*EXERCISE GOAL*: All lines from the beginning of the listing through the line with "from bokeh.core.properties import value" are to be copied word for word; the pictures are not.
'''
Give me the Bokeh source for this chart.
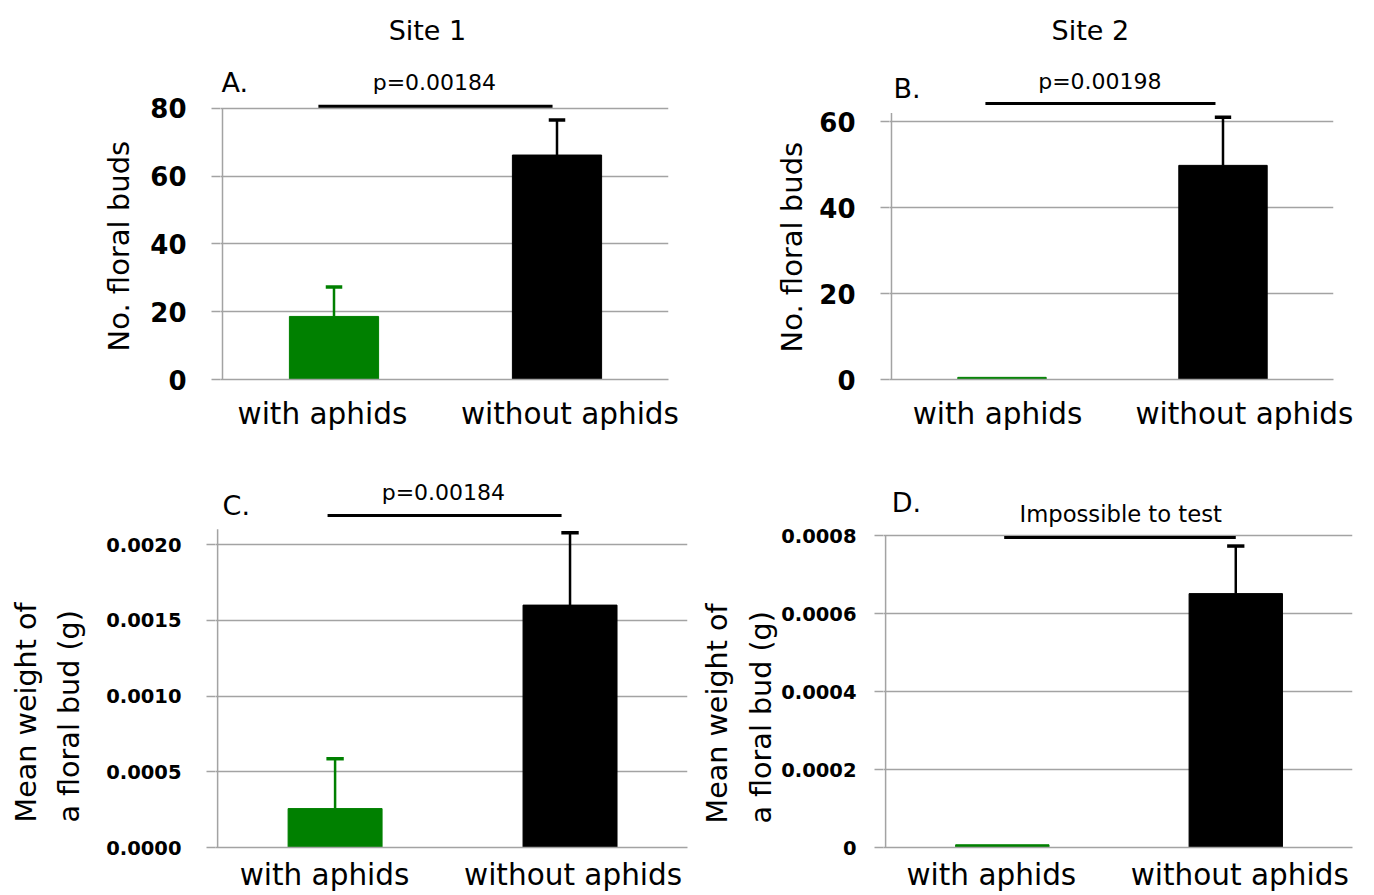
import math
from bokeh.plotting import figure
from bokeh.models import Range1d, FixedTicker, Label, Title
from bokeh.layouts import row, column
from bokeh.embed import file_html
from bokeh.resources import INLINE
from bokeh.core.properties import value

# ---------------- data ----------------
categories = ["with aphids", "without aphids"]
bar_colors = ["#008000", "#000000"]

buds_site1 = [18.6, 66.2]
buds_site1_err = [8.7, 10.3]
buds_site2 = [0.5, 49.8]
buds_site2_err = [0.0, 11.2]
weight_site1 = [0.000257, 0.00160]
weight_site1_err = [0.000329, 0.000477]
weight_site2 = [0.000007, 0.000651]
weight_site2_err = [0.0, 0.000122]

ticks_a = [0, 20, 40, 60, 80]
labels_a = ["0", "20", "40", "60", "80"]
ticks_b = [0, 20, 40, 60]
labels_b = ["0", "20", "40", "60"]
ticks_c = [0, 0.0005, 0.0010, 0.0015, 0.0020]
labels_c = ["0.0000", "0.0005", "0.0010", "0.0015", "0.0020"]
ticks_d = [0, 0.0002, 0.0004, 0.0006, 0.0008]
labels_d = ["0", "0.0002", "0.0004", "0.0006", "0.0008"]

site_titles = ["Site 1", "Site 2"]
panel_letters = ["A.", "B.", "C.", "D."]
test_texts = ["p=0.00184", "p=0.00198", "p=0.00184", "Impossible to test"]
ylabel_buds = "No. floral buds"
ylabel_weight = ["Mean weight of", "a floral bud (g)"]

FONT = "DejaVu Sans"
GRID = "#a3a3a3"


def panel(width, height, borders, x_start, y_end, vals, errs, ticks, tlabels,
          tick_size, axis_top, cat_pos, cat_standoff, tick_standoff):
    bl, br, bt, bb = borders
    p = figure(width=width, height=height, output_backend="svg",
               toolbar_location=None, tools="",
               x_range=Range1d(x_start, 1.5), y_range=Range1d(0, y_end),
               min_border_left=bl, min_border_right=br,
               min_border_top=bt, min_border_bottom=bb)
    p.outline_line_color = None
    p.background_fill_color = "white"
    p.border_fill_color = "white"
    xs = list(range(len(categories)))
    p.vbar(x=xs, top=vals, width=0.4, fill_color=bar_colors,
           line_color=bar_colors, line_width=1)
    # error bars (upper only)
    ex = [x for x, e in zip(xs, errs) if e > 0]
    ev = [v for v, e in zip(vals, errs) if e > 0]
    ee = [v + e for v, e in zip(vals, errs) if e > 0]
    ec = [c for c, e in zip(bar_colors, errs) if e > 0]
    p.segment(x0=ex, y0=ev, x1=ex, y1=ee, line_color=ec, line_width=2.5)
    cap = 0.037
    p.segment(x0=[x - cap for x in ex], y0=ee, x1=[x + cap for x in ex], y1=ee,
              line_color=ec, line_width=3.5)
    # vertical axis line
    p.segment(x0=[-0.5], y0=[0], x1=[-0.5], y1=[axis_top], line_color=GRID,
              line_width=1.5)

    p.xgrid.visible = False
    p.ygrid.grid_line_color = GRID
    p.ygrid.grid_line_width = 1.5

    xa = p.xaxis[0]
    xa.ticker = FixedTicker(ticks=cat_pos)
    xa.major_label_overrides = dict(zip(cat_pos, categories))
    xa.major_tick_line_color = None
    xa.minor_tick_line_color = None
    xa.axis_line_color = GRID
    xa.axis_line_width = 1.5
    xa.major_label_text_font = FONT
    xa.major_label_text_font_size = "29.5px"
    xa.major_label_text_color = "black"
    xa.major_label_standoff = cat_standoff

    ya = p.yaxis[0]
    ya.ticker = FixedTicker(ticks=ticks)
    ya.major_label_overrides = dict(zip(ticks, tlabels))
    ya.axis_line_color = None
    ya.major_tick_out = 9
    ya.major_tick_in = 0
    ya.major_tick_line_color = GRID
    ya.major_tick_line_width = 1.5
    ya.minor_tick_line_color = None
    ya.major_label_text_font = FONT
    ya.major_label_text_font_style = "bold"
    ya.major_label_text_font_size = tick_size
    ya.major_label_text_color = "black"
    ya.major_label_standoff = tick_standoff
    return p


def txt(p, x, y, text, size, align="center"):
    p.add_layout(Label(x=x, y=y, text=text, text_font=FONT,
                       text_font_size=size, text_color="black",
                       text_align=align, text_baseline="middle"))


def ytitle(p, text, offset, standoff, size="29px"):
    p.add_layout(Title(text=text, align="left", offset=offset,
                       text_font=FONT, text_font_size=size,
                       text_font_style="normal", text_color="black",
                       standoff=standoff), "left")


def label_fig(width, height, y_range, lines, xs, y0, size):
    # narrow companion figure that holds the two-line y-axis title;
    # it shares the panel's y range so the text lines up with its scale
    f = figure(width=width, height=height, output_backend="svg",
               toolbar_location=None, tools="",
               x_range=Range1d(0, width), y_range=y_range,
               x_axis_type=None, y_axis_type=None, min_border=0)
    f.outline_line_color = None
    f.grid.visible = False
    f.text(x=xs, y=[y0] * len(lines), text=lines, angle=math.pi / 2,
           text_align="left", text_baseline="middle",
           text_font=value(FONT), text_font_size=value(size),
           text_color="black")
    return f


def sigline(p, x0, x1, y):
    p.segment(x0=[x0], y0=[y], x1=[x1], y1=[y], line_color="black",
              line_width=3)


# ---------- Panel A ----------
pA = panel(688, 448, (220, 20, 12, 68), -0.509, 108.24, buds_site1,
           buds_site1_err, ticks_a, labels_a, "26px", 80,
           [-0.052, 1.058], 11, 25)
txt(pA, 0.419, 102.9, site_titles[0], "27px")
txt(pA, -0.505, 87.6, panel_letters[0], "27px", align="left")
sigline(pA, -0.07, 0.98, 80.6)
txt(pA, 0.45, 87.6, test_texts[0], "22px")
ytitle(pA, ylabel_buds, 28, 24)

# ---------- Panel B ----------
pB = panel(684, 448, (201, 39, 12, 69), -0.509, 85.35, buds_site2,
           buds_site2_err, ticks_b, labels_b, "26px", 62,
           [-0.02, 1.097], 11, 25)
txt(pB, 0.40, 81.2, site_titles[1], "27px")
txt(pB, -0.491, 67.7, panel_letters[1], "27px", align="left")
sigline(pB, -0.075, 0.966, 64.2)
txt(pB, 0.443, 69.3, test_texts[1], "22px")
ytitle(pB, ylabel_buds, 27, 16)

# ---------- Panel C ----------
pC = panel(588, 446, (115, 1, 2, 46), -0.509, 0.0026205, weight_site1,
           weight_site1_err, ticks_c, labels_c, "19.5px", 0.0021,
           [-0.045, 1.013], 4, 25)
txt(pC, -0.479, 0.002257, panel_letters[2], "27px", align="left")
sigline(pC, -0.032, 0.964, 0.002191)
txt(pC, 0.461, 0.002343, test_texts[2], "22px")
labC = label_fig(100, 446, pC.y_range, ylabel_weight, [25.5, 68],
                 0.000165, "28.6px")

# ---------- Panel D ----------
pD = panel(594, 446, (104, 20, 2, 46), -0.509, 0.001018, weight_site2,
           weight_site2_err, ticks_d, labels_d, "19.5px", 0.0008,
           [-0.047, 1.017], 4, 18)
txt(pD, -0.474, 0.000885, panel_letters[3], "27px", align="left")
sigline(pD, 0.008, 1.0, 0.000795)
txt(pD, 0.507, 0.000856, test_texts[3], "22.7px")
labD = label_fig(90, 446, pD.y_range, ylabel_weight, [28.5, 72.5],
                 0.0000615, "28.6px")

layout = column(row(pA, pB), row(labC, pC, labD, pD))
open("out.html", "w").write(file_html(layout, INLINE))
'''
*SOLUTION FOR THIS TASK*:
Give me the Bokeh source for this chart.
import math
from bokeh.plotting import figure
from bokeh.models import Range1d, FixedTicker, Label, Title
from bokeh.layouts import row, column
from bokeh.embed import file_html
from bokeh.resources import INLINE
from bokeh.core.properties import value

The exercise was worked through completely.